Rainey was commissioned in the U.S. Naval Reserve at the Officer Candidate School in Newport, Rhode, Island, in December 1970, and was assigned to the Naval Amphibious Base, Little Creek, Virginia, later transferring to SACLANT in Norfolk, Virginia. In early 1973, the Secretary of the Navy announced a test program to train female naval aviators. Seeking a greater challenge and wanting to follow in the footsteps of her brother who was a Marine Corps aviator. She applied and was accepted into the Flight Training School at NAS Pensacola, Florida. She was the first of her class to win her Gold Wings and was designated the first female naval aviator in ceremonies at NAS Corpus Christi, Texas, on February 22, 1974. She was assigned to fly C-1s in Alameda, California, and additionally became the first jet qualified woman in the Navy flying the T-39.
During her flight training, she met and married John C. Rainey.
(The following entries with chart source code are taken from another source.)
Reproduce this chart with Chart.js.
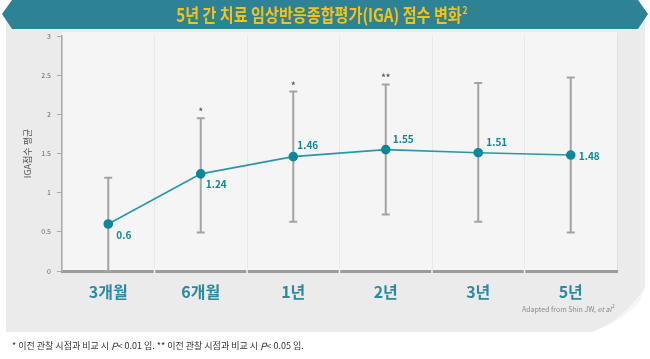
<!DOCTYPE html>
<html>
<head>
<meta charset="utf-8">
<script src="https://cdn.jsdelivr.net/npm/chart.js@4"></script>
<style>
  body { margin: 0; background: #fff; }
  #wrap { width: 650px; height: 359px; }
</style>
</head>
<body>
<div id="wrap"><canvas id="igaChart" width="650" height="359"></canvas></div>
<script>
// values
const categories = ['3개월', '6개월', '1년', '2년', '3년', '5년'];
const means = [0.6, 1.24, 1.46, 1.55, 1.51, 1.48];
const errLow = [0.0, 0.49, 0.63, 0.72, 0.63, 0.49];
const errHigh = [1.19, 1.95, 2.29, 2.38, 2.40, 2.47];
const sigMarks = ['', '*', '*', '**', '', ''];
const yTicks = [0, 0.5, 1, 1.5, 2, 2.5, 3];

const teal = '#2a97a8';
const tealDark = '#0d8799';
const fontKR = '"Noto Sans CJK KR", "Noto Sans", sans-serif';

// where each value label sits relative to its point: [dx, dy]
const labelOffset = [[8, 11], [5, 10], [4, -11], [7, -10], [8, -11], [8, 1]];

Chart.defaults.font.family = fontKR;

// draws a run of [font, text] pieces left to right
function drawRun(c, parts, x, y) {
    parts.forEach(p => {
        c.font = p[0] + ' ' + fontKR;
        c.fillText(p[1], x, y);
        x += c.measureText(p[1]).width;
    });
    return x;
}

const paperPlugin = {
    id: 'paper',
    beforeDraw(chart) {
        const c = chart.ctx;
        const a = chart.chartArea;
        c.save();
        c.fillStyle = '#ffffff';
        c.fillRect(0, 0, chart.width, chart.height);
        // paper sheet
        c.fillStyle = '#ebebeb';
        c.beginPath();
        c.moveTo(6, 18);
        c.lineTo(645, 18);
        c.lineTo(645, 288);
        c.quadraticCurveTo(625, 318, 592, 332);
        c.lineTo(6, 332);
        c.closePath();
        c.fill();
        // lighter plot panel
        c.fillStyle = '#f5f5f5';
        c.fillRect(a.left, a.top - 4, a.right - a.left, a.bottom - a.top + 4);
        // curled corner
        const g = c.createLinearGradient(600, 300, 640, 330);
        g.addColorStop(0, '#d6d6d6');
        g.addColorStop(0.6, '#f7f7f7');
        g.addColorStop(1, '#bdbdbd');
        c.fillStyle = g;
        c.beginPath();
        c.moveTo(645, 288);
        c.quadraticCurveTo(625, 318, 592, 332);
        c.quadraticCurveTo(628, 318, 640, 300);
        c.closePath();
        c.fill();
        c.restore();
    },
    beforeDatasetsDraw(chart) {
        const c = chart.ctx;
        const x = chart.scales.x, y = chart.scales.y;
        c.save();
        c.strokeStyle = '#a3a3a3';
        c.lineWidth = 2;
        categories.forEach((cat, i) => {
            const px = x.getPixelForValue(i);
            const top = y.getPixelForValue(errHigh[i]);
            const bot = y.getPixelForValue(errLow[i]);
            c.beginPath();
            c.moveTo(px, top); c.lineTo(px, bot);
            c.moveTo(px - 4, top); c.lineTo(px + 4, top);
            c.moveTo(px - 4, bot); c.lineTo(px + 4, bot);
            c.stroke();
        });
        c.restore();
    },
    afterDraw(chart) {
        const c = chart.ctx;
        const a = chart.chartArea;
        const x = chart.scales.x, y = chart.scales.y;
        c.save();

        // small gaps in the bottom axis bar
        c.strokeStyle = '#f5f5f5';
        c.lineWidth = 1.5;
        for (let i = 1; i < categories.length; i++) {
            const bx = (x.getPixelForValue(i - 1) + x.getPixelForValue(i)) / 2;
            c.beginPath();
            c.moveTo(bx, a.bottom - 3); c.lineTo(bx, a.bottom + 3);
            c.stroke();
        }

        // significance marks
        c.fillStyle = '#555';
        c.font = 'bold 9px ' + fontKR;
        c.textAlign = 'center';
        c.textBaseline = 'bottom';
        sigMarks.forEach((m, i) => {
            if (!m) return;
            c.fillText(m, x.getPixelForValue(i), y.getPixelForValue(errHigh[i]) - 2);
        });

        // value labels
        c.fillStyle = tealDark;
        c.font = 'bold 10px ' + fontKR;
        c.textAlign = 'left';
        c.textBaseline = 'middle';
        means.forEach((v, i) => {
            const o = labelOffset[i];
            c.fillText(String(v), x.getPixelForValue(i) + o[0], y.getPixelForValue(v) + o[1]);
        });

        // title banner
        c.fillStyle = '#2d8296';
        c.beginPath();
        c.moveTo(12, 0);
        c.lineTo(638, 0);
        c.lineTo(648, 14);
        c.lineTo(638, 29);
        c.lineTo(12, 29);
        c.lineTo(2, 14);
        c.closePath();
        c.fill();
        const titleText = '5년 간 치료 임상반응종합평가(IGA) 점수 변화';
        c.fillStyle = '#f3c316';
        c.textAlign = 'center';
        c.textBaseline = 'middle';
        c.translate(319, 15);
        c.scale(0.84, 1);
        c.font = 'bold 18px ' + fontKR;
        c.fillText(titleText, 0, 0);
        const tw = c.measureText(titleText).width;
        c.font = 'bold 10px ' + fontKR;
        c.textAlign = 'left';
        c.fillText('2', tw / 2 + 1, -5);
        c.setTransform(1, 0, 0, 1, 0, 0);

        // source
        c.fillStyle = '#8a8a8a';
        c.textAlign = 'left';
        const ex = drawRun(c, [['7px', 'Adapted from Shin JW, '], ['italic 7px', 'et al']], 522, 309);
        c.font = '5px ' + fontKR;
        c.fillText('2', ex + 0.5, 306);

        // footnote
        c.fillStyle = '#333';
        drawRun(c, [
            ['9px', '* 이전 관찰 시점과 비교 시 '], ['italic 10px', 'P'], ['9px', '< 0.01 임. ** 이전 관찰 시점과 비교 시 '],
            ['italic 10px', 'P'], ['9px', '< 0.05 임.']
        ], 12, 346);
        c.restore();
    }
};

new Chart(document.getElementById('igaChart'), {
    type: 'line',
    data: {
        labels: categories,
        datasets: [{
            data: means,
            borderColor: teal,
            borderWidth: 1.6,
            pointBackgroundColor: tealDark,
            pointBorderColor: tealDark,
            pointRadius: 4,
            tension: 0
        }]
    },
    options: {
        responsive: false,
        animation: false,
        layout: { padding: { top: 36, right: 33, bottom: 58, left: 0 } },
        plugins: { legend: { display: false }, tooltip: { enabled: false } },
        scales: {
            x: {
                offset: true,
                afterFit: s => { s.height = 30; },
                grid: { offset: true, color: 'rgba(0,0,0,0.05)', drawTicks: false },
                border: { color: '#9b9b9b', width: 3 },
                ticks: { color: '#2b8aa0', padding: 11, font: { size: 16, weight: 'bold' } }
            },
            y: {
                min: 0,
                max: 3,
                afterFit: s => { s.width = 62; },
                afterBuildTicks: s => { s.ticks = yTicks.map(v => ({ value: v })); },
                grid: { drawOnChartArea: false, tickLength: 5, color: '#aaa' },
                border: { color: '#aaa', width: 1.5 },
                ticks: { color: '#666', padding: 6, font: { size: 7 }, callback: v => String(v) },
                title: { display: true, text: 'IGA점수 평균', color: '#555', font: { size: 9 }, padding: { top: 22, bottom: 0 } }
            }
        }
    },
    plugins: [paperPlugin]
});
</script>
</body>
</html>
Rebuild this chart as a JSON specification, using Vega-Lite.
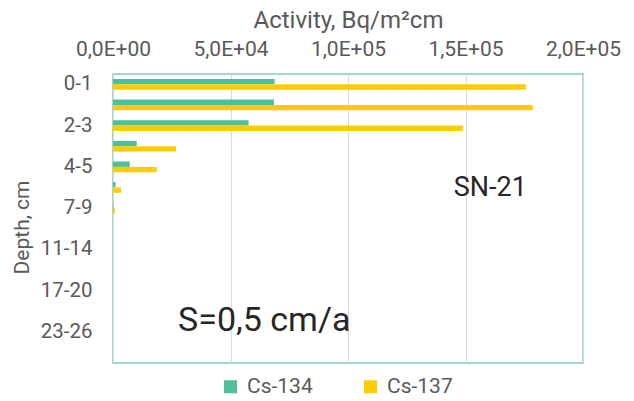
{
  "$schema": "https://vega.github.io/schema/vega-lite/v6.json",
  "width": 470,
  "height": 289,
  "autosize": {"type": "none"},
  "padding": {"left": 113, "top": 74, "right": 51, "bottom": 38},
  "config": {
    "font": "Roboto",
    "view": {"stroke": "#80cfb2", "strokeWidth": 1.5},
    "axis": {"domain": false, "ticks": false, "labelColor": "#595959", "titleColor": "#595959", "titleFontWeight": "normal"}
  },
  "layer": [
    {
      "data": {
        "values": [
          {"depth": "0-1", "isotope": "Cs-134", "activity": 68800},
          {"depth": "0-1", "isotope": "Cs-137", "activity": 175700},
          {"depth": "1-2", "isotope": "Cs-134", "activity": 68500},
          {"depth": "1-2", "isotope": "Cs-137", "activity": 178600},
          {"depth": "2-3", "isotope": "Cs-134", "activity": 57700},
          {"depth": "2-3", "isotope": "Cs-137", "activity": 148900},
          {"depth": "3-4", "isotope": "Cs-134", "activity": 10100},
          {"depth": "3-4", "isotope": "Cs-137", "activity": 26800},
          {"depth": "4-5", "isotope": "Cs-134", "activity": 7100},
          {"depth": "4-5", "isotope": "Cs-137", "activity": 18600},
          {"depth": "5-7", "isotope": "Cs-134", "activity": 1100},
          {"depth": "5-7", "isotope": "Cs-137", "activity": 3400},
          {"depth": "7-9", "isotope": "Cs-134", "activity": 200},
          {"depth": "7-9", "isotope": "Cs-137", "activity": 850},
          {"depth": "9-11", "isotope": "Cs-134", "activity": 0},
          {"depth": "9-11", "isotope": "Cs-137", "activity": 0},
          {"depth": "11-14", "isotope": "Cs-134", "activity": 0},
          {"depth": "11-14", "isotope": "Cs-137", "activity": 0},
          {"depth": "14-17", "isotope": "Cs-134", "activity": 0},
          {"depth": "14-17", "isotope": "Cs-137", "activity": 0},
          {"depth": "17-20", "isotope": "Cs-134", "activity": 0},
          {"depth": "17-20", "isotope": "Cs-137", "activity": 0},
          {"depth": "20-23", "isotope": "Cs-134", "activity": 0},
          {"depth": "20-23", "isotope": "Cs-137", "activity": 0},
          {"depth": "23-26", "isotope": "Cs-134", "activity": 0},
          {"depth": "23-26", "isotope": "Cs-137", "activity": 0},
          {"depth": "26-29", "isotope": "Cs-134", "activity": 0},
          {"depth": "26-29", "isotope": "Cs-137", "activity": 0}
        ]
      },
      "mark": {"type": "bar"},
      "encoding": {
        "y": {
          "field": "depth", "type": "nominal",
          "sort": ["0-1","1-2","2-3","3-4","4-5","5-7","7-9","9-11","11-14","14-17","17-20","20-23","23-26","26-29"],
          "scale": {"domain": ["0-1","1-2","2-3","3-4","4-5","5-7","7-9","9-11","11-14","14-17","17-20","20-23","23-26","26-29"], "paddingInner": 0.48, "paddingOuter": 0.24},
          "axis": {
            "values": ["0-1","2-3","4-5","7-9","11-14","17-20","23-26"],
            "title": "Depth, cm", "titleFontSize": 21, "titlePadding": 8, "titleY": 153,
            "labelFontSize": 20.5, "labelPadding": 21, "grid": false
          }
        },
        "yOffset": {"field": "isotope", "type": "nominal", "sort": ["Cs-134", "Cs-137"]},
        "x": {
          "field": "activity", "type": "quantitative",
          "scale": {"domain": [0, 200000], "nice": false},
          "axis": {
            "orient": "top",
            "values": [0, 50000, 100000, 150000, 200000],
            "labelExpr": "replace(replace(format(datum.value, '.1e'), '.', ','), 'e+', 'E+0')",
            "labelFlush": false, "labelOverlap": false,
            "labelFontSize": 21, "labelPadding": 15,
            "title": "Activity, Bq/m²cm", "titleFontSize": 24, "titlePadding": 6,
            "grid": true, "gridColor": "#d9d9d9"
          }
        },
        "color": {
          "field": "isotope", "type": "nominal",
          "scale": {"domain": ["Cs-134", "Cs-137"], "range": ["#50BE96", "#FFCC00"]},
          "legend": {
            "title": null, "orient": "none", "direction": "horizontal",
            "legendX": 107, "legendY": 302, "padding": 0,
            "symbolType": "square", "symbolSize": 169, "symbolStrokeWidth": 0,
            "labelFontSize": 21, "labelColor": "#595959", "labelOffset": 6,
            "columnPadding": 47
          }
        }
      }
    },
    {
      "data": {"values": [{"label": "SN-21", "x": 145000, "depth": "5-7"}]},
      "mark": {"type": "text", "align": "left", "baseline": "middle", "fontSize": 27, "color": "#262626"},
      "encoding": {
        "x": {"field": "x", "type": "quantitative"},
        "y": {"field": "depth", "type": "nominal"},
        "text": {"field": "label"}
      }
    },
    {
      "data": {"values": [{"label": "S=0,5 cm/a", "x": 27700, "depth": "20-23"}]},
      "mark": {"type": "text", "align": "left", "baseline": "middle", "fontSize": 34, "color": "#262626", "dy": 10},
      "encoding": {
        "x": {"field": "x", "type": "quantitative"},
        "y": {"field": "depth", "type": "nominal"},
        "text": {"field": "label"}
      }
    }
  ]
}
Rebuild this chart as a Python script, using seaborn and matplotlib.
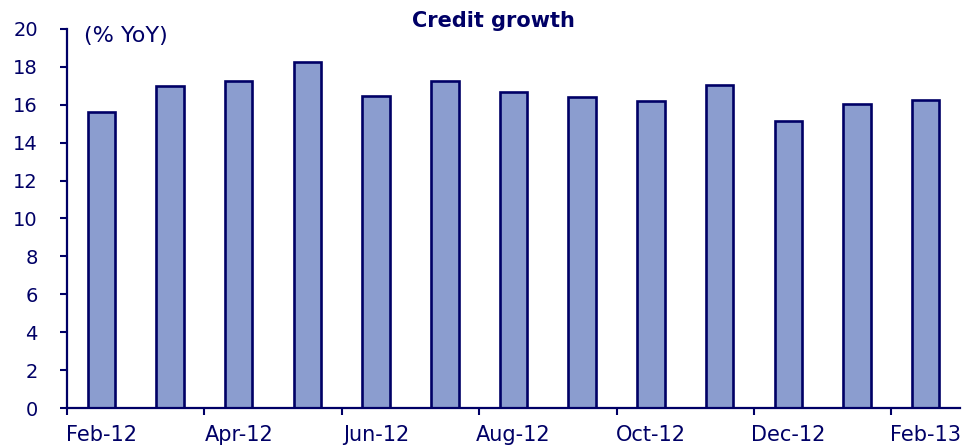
import matplotlib
matplotlib.use("Agg")
import matplotlib.pyplot as plt
import seaborn as sns
import pandas as pd

months = ["Feb-12", "Mar-12", "Apr-12", "May-12", "Jun-12", "Jul-12", "Aug-12",
          "Sep-12", "Oct-12", "Nov-12", "Dec-12", "Jan-13", "Feb-13"]
credit_growth = [15.64, 16.99, 17.27, 18.26, 16.46, 17.26, 16.68,
                 16.41, 16.22, 17.05, 15.15, 16.04, 16.27]
y_ticks = [0, 2, 4, 6, 8, 10, 12, 14, 16, 18, 20]

NAVY = "#000066"
FILL = "#8B9DCF"

sns.set_theme(style="white")
plt.rcParams["font.family"] = ["DejaVu Sans"]

df = pd.DataFrame({"month": months, "value": credit_growth})

fig = plt.figure(figsize=(9.78, 4.48), dpi=100)
ax = fig.add_axes([67 / 978, 40 / 448, 893 / 978, 379 / 448])

sns.barplot(data=df, x="month", y="value", order=months, color=FILL,
            width=0.40, edgecolor=NAVY, linewidth=1.9, saturation=1, ax=ax)
for p in ax.patches:
    p.set_facecolor(FILL)

ax.set_xlim(-0.5, len(months) - 0.5)
ax.set_ylim(0, 20)
ax.set_yticks(y_ticks)
ax.set_yticklabels([str(v) for v in y_ticks], color=NAVY, fontsize=14)

# major ticks at category boundaries (every 2), labels on categories (minor)
ax.set_xticks([i - 0.5 for i in range(0, len(months), 2)])
ax.set_xticklabels([])
ax.set_xticks(list(range(0, len(months), 2)), minor=True)
ax.set_xticklabels([months[i] for i in range(0, len(months), 2)], minor=True,
                   color=NAVY, fontsize=15)
ax.tick_params(axis="x", which="major", direction="out", length=5, width=1.5,
               color=NAVY, bottom=True)
ax.tick_params(axis="x", which="minor", length=0, pad=12)
ax.tick_params(axis="y", direction="out", length=5, width=1.5, color=NAVY,
               left=True, pad=16)

ax.set_xlabel("")
ax.set_ylabel("")
for s in ["top", "right"]:
    ax.spines[s].set_visible(False)
for s in ["left", "bottom"]:
    ax.spines[s].set_color(NAVY)
    ax.spines[s].set_linewidth(1.6)

fig.text(493 / 978, 1 - 21 / 448, "Credit growth", ha="center", va="center",
         fontsize=15, fontweight="bold", color=NAVY)
fig.text(84 / 978, 1 - 26 / 448, "(% YoY)", ha="left", va="top",
         fontsize=16, color=NAVY)

fig.savefig("out.png", dpi=100)
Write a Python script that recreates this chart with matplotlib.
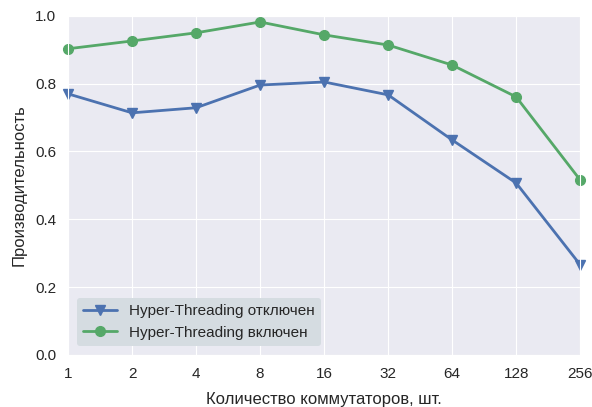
import numpy as np
import matplotlib
matplotlib.use('Agg')
import matplotlib.pyplot as plt
import seaborn as sns

# данные
switches = ['1', '2', '4', '8', '16', '32', '64', '128', '256']
ht_off = [0.770, 0.714, 0.729, 0.796, 0.805, 0.767, 0.634, 0.507, 0.266]
ht_on = [0.903, 0.926, 0.950, 0.982, 0.944, 0.914, 0.855, 0.761, 0.516]

sns.set_style('darkgrid')
plt.rcParams['font.family'] = ['Liberation Sans', 'DejaVu Sans']

fig = plt.figure(figsize=(5.92, 4.07), dpi=100)
ax = fig.add_axes([0.115, 0.128, 0.865, 0.833])

pos = np.arange(len(switches))
ax.plot(pos, ht_off, color='#4c72b0', marker='v', markersize=7, lw=2,
        label='Hyper-Threading отключен', clip_on=False)
ax.plot(pos, ht_on, color='#55a868', marker='o', markersize=7, lw=2,
        label='Hyper-Threading включен', clip_on=False)

ax.set_xlim(0, len(switches) - 1)
ax.set_ylim(0, 1.0)
ax.set_xticks(pos)
ax.set_xticklabels(switches)
ax.set_yticks([0.0, 0.2, 0.4, 0.6, 0.8, 1.0])
ax.tick_params(labelsize=11, colors='#262626', pad=5)
ax.set_xlabel('Количество коммутаторов, шт.', fontsize=12, color='#262626',
              labelpad=8)
ax.set_ylabel('Производительность', fontsize=12, color='#262626', labelpad=6)

leg = ax.legend(loc='lower left', frameon=True, numpoints=1, fontsize=11,
                handlelength=2.2, borderaxespad=0.6)
leg.get_frame().set_facecolor('#d5dce1')
leg.get_frame().set_edgecolor('none')
leg.get_frame().set_alpha(1)

fig.savefig('out.png', dpi=100)
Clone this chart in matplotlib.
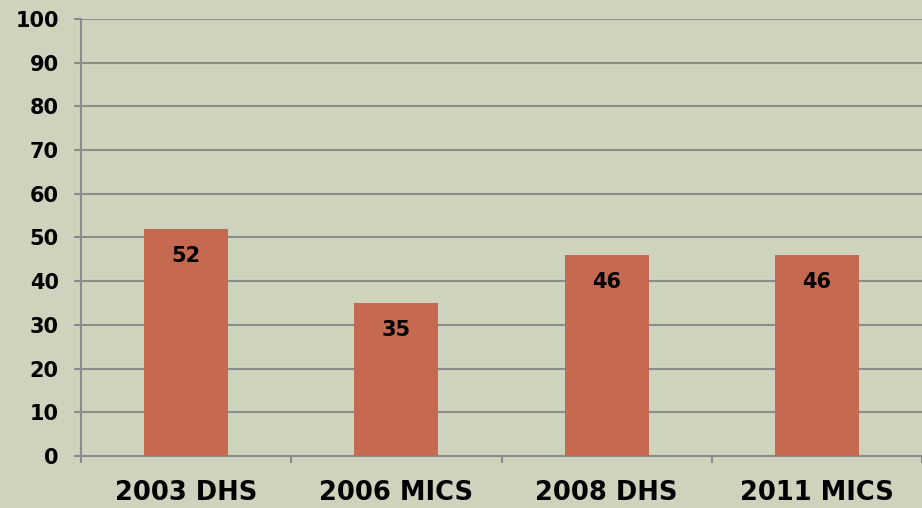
import numpy as np
import matplotlib.pyplot as plt

# dados do gráfico
pesquisas = ['2003 DHS', '2006 MICS', '2008 DHS', '2011 MICS']
valores = [52, 35, 46, 46]

fundo = '#CDD3BC'
cor_barra = '#C56A50'
cor_grade = '#8C8C8C'

plt.rcParams['font.family'] = ['DejaVu Sans']

fig = plt.figure(figsize=(9.22, 5.08), dpi=100, facecolor=fundo)
ax = fig.add_axes([81 / 922, 52 / 508, 1 - 81 / 922, (456 - 19) / 508])
ax.set_facecolor(fundo)

x = np.arange(len(pesquisas))
barras = ax.bar(x, valores, width=0.4, color=cor_barra, zorder=3)

# valores escritos dentro das barras
for b, v in zip(barras, valores):
    ax.annotate(str(v), (b.get_x() + b.get_width() / 2, v), xytext=(0, -27),
                textcoords='offset pixels', ha='center', va='center',
                fontsize=15, fontweight='bold', zorder=4)

ax.set_ylim(0, 100)
ax.set_xlim(-0.5, len(pesquisas) - 0.5)
ax.set_yticks(range(0, 101, 10))
ax.yaxis.grid(True, color=cor_grade, linewidth=1.5, zorder=0)
ax.tick_params(axis='y', length=5, width=1.5, color=cor_grade, labelsize=15, pad=11)
for lbl in ax.get_yticklabels():
    lbl.set_fontweight('bold')

# rótulos das categorias nos centros, marcas nos limites
ax.set_xticks(x)
ax.set_xticklabels(pesquisas, fontsize=18.5, fontweight='bold')
ax.tick_params(axis='x', length=0, pad=17)
ax.set_xticks(np.arange(-0.5, len(pesquisas)), minor=True)
ax.tick_params(axis='x', which='minor', length=5, width=1.5, color=cor_grade)

for lado in ['top', 'right']:
    ax.spines[lado].set_visible(False)
for lado in ['left', 'bottom']:
    ax.spines[lado].set_color(cor_grade)
    ax.spines[lado].set_linewidth(1.5)
ax.spines['left'].set_zorder(5)

plt.savefig('out.png', dpi=100, facecolor=fundo)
Upon becoming pregnant with her first daughter, she resigned her commission in November 1977. Rainey remained active in the Naval Reserve, and while pregnant with her second daughter, she became qualified to fly the R6D (DC-6). In 1981, with the Navy experiencing a shortage of flight instructors, she was accepted for recall to active duty as a flight instructor and was assigned to VT-3 at NAS Whiting Field, flying the T-34C Mentor. On July 13, 1982, LCDR Rainey was practicing touch-and-go landings with a student at Middleton Field in Alabama, when the aircraft suddenly banked sharply, lost altitude and crashed. Rainey and her student were both killed in the crash. She was buried at Arlington National Cemetery beneath a grave stone which is inscribed: FIRST WOMAN NAVAL AVIATOR – LOVING WIFE AND MOTHER.